#### Short exercise
Everything from the first line of the data below through the line that contains "(pageOneTip) at (247.5,73);" should be written out exactly, please, and nothing more; the pictures stay out.
——
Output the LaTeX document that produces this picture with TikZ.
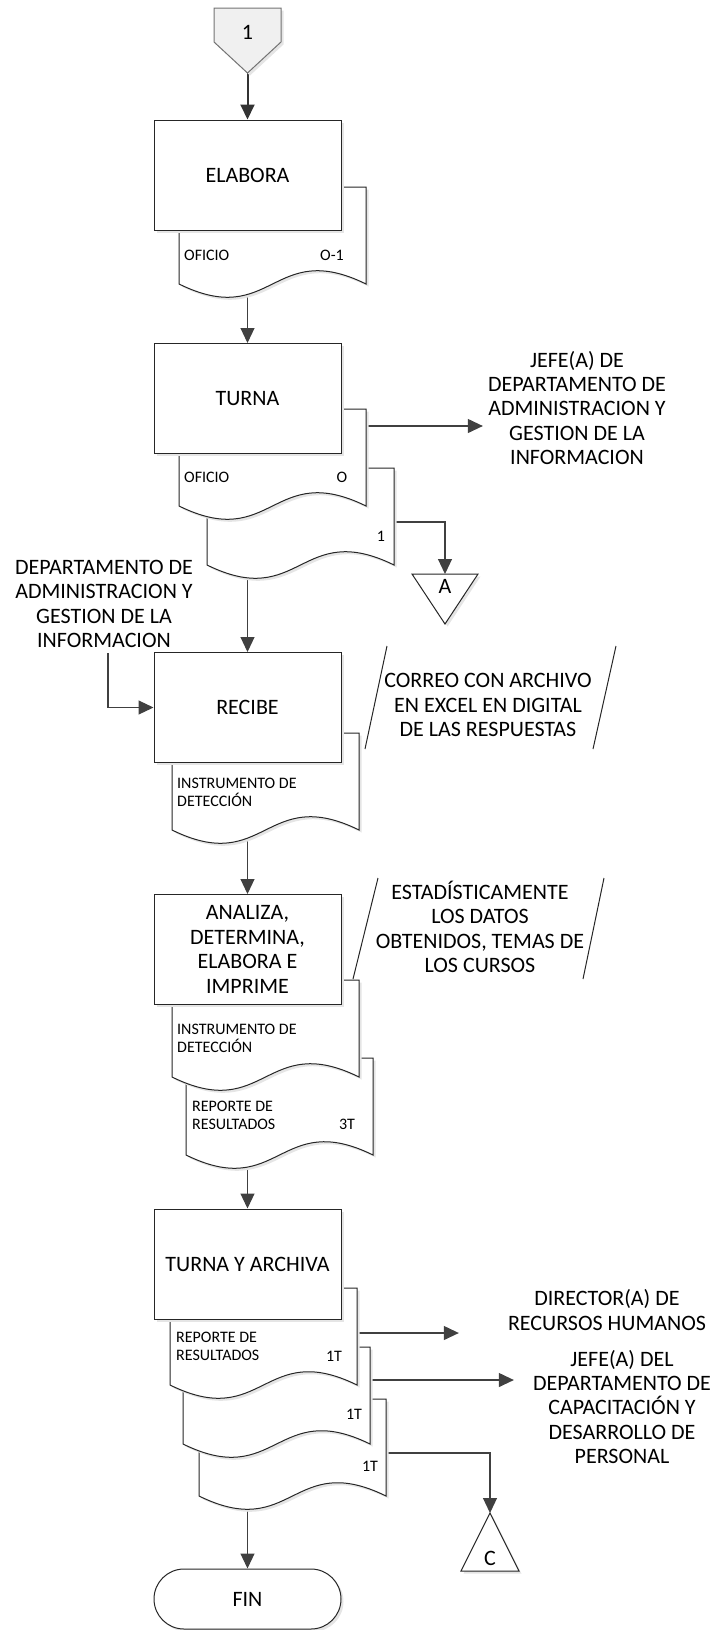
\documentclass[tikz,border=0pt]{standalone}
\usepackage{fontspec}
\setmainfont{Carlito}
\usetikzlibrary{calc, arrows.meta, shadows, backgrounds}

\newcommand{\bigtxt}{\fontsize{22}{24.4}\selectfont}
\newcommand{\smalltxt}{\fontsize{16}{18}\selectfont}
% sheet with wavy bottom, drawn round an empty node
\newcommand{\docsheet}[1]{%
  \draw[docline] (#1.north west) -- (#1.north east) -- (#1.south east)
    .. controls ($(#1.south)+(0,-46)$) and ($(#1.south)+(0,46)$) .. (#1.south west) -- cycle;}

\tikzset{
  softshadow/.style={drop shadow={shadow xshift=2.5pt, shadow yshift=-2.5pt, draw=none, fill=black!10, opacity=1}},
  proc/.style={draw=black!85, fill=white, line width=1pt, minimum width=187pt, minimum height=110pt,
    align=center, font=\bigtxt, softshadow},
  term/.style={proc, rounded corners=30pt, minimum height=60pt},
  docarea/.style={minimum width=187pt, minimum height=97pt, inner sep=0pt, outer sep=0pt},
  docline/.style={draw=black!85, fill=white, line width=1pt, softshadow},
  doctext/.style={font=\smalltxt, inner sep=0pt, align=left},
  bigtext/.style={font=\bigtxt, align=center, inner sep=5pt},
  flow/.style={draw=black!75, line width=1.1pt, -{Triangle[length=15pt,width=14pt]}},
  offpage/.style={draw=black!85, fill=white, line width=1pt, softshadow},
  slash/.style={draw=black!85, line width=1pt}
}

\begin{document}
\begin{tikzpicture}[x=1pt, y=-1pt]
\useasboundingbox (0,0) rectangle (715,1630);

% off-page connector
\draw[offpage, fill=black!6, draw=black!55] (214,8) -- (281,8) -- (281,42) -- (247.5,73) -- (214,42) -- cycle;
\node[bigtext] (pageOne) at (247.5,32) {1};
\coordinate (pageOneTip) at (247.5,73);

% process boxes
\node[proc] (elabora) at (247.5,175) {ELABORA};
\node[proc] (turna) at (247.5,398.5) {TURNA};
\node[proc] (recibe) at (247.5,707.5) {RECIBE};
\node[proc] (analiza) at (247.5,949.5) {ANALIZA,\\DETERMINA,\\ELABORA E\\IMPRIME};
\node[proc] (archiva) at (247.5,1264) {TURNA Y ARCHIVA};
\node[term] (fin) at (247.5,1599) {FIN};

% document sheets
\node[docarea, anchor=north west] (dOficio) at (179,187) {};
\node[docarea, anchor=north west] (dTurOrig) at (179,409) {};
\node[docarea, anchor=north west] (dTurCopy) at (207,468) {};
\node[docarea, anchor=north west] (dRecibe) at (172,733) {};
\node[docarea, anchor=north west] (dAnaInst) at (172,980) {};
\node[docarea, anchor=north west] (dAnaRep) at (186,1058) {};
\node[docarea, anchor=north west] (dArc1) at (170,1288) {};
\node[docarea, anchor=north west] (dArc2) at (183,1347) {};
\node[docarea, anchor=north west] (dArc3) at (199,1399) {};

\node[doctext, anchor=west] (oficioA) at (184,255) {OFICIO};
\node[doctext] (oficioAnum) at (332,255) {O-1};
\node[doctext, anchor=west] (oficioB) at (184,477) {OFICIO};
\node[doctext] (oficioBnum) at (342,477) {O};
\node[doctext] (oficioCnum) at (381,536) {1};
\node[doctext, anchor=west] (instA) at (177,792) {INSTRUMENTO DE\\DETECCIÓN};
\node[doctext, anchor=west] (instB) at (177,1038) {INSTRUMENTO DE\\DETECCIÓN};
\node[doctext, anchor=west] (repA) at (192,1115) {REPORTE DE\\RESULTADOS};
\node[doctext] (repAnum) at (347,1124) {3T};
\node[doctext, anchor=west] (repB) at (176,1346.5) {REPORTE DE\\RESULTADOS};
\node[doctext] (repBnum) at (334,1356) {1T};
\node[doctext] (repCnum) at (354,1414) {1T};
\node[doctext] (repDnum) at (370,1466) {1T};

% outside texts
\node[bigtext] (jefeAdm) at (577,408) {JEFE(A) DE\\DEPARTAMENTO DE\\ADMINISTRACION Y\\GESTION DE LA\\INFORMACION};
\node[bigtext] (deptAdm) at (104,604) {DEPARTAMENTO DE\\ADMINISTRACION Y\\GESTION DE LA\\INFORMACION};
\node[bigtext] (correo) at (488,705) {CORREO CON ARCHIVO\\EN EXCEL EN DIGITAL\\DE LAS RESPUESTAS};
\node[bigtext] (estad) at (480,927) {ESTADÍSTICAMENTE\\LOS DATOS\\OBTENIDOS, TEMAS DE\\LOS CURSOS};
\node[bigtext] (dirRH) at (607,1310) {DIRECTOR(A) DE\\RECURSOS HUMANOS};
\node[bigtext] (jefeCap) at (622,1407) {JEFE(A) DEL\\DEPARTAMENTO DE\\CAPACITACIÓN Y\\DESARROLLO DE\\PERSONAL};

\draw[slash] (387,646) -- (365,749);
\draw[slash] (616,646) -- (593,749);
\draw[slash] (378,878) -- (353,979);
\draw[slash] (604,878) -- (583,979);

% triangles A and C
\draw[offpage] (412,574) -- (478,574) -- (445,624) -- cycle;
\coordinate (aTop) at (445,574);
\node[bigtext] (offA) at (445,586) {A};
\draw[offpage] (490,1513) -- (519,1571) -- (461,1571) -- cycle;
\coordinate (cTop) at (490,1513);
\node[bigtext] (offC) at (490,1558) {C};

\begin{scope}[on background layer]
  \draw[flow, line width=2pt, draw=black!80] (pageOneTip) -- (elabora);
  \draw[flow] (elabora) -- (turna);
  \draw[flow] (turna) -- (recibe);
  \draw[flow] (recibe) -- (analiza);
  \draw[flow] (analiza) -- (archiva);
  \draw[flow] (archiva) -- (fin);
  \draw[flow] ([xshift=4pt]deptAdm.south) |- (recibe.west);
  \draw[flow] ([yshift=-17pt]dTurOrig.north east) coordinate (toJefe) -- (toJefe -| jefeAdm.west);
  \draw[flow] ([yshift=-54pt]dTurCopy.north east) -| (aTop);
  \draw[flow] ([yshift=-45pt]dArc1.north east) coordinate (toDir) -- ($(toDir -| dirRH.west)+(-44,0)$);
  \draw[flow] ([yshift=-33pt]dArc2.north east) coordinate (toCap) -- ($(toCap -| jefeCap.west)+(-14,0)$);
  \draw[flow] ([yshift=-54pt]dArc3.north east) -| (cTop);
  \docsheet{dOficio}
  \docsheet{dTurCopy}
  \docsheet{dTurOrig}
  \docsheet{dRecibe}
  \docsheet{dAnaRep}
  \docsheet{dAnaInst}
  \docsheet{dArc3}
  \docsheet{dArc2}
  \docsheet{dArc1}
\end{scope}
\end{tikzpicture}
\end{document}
——
#### Answer to the exercise
Output the LaTeX document that produces this picture with TikZ.
\documentclass[tikz,border=0pt]{standalone}
\usepackage{fontspec}
\setmainfont{Carlito}
\usetikzlibrary{calc, arrows.meta, shadows, backgrounds}

\newcommand{\bigtxt}{\fontsize{22}{24.4}\selectfont}
\newcommand{\smalltxt}{\fontsize{16}{18}\selectfont}
% sheet with wavy bottom, drawn round an empty node
\newcommand{\docsheet}[1]{%
  \draw[docline] (#1.north west) -- (#1.north east) -- (#1.south east)
    .. controls ($(#1.south)+(0,-46)$) and ($(#1.south)+(0,46)$) .. (#1.south west) -- cycle;}

\tikzset{
  softshadow/.style={drop shadow={shadow xshift=2.5pt, shadow yshift=-2.5pt, draw=none, fill=black!10, opacity=1}},
  proc/.style={draw=black!85, fill=white, line width=1pt, minimum width=187pt, minimum height=110pt,
    align=center, font=\bigtxt, softshadow},
  term/.style={proc, rounded corners=30pt, minimum height=60pt},
  docarea/.style={minimum width=187pt, minimum height=97pt, inner sep=0pt, outer sep=0pt},
  docline/.style={draw=black!85, fill=white, line width=1pt, softshadow},
  doctext/.style={font=\smalltxt, inner sep=0pt, align=left},
  bigtext/.style={font=\bigtxt, align=center, inner sep=5pt},
  flow/.style={draw=black!75, line width=1.1pt, -{Triangle[length=15pt,width=14pt]}},
  offpage/.style={draw=black!85, fill=white, line width=1pt, softshadow},
  slash/.style={draw=black!85, line width=1pt}
}

\begin{document}
\begin{tikzpicture}[x=1pt, y=-1pt]
\useasboundingbox (0,0) rectangle (715,1630);

% off-page connector
\draw[offpage, fill=black!6, draw=black!55] (214,8) -- (281,8) -- (281,42) -- (247.5,73) -- (214,42) -- cycle;
\node[bigtext] (pageOne) at (247.5,32) {1};
\coordinate (pageOneTip) at (247.5,73);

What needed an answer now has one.